▸ **What is being asked**
Provide nothing but the number of lines containing the string "matplotlib".
==*==
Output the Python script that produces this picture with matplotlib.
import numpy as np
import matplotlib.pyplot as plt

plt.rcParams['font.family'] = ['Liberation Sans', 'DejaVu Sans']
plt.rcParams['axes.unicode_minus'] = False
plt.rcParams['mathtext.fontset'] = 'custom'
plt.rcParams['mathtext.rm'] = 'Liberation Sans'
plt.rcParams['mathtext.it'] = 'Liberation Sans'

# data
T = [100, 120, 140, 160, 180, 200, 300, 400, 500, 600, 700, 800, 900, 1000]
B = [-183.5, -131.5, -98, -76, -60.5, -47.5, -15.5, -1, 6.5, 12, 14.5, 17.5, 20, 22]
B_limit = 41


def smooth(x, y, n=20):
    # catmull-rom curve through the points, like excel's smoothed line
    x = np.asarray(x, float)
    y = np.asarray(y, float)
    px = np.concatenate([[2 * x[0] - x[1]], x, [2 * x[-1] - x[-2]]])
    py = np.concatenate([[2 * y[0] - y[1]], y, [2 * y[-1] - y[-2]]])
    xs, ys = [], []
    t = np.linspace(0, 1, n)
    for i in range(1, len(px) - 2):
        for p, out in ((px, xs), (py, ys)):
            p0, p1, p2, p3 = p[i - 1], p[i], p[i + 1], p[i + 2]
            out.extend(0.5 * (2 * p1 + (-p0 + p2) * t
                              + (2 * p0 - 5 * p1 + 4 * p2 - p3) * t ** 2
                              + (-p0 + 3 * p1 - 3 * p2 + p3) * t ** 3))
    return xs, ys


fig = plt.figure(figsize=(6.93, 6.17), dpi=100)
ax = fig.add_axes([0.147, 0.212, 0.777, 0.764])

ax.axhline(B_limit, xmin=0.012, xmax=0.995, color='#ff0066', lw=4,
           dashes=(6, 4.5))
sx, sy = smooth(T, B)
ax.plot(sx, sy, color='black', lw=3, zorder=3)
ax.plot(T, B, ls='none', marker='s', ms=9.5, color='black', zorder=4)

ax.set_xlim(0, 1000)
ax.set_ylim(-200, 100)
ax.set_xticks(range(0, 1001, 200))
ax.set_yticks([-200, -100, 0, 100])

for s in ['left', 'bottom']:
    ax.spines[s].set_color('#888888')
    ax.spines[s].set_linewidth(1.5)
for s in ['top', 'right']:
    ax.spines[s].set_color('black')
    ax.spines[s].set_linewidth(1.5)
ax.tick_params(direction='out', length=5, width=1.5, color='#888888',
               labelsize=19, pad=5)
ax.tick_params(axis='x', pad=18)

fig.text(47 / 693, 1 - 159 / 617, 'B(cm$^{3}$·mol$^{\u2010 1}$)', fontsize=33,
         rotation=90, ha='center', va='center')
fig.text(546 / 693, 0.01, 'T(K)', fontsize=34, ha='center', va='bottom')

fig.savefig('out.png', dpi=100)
==*==
▸ **Response below**
2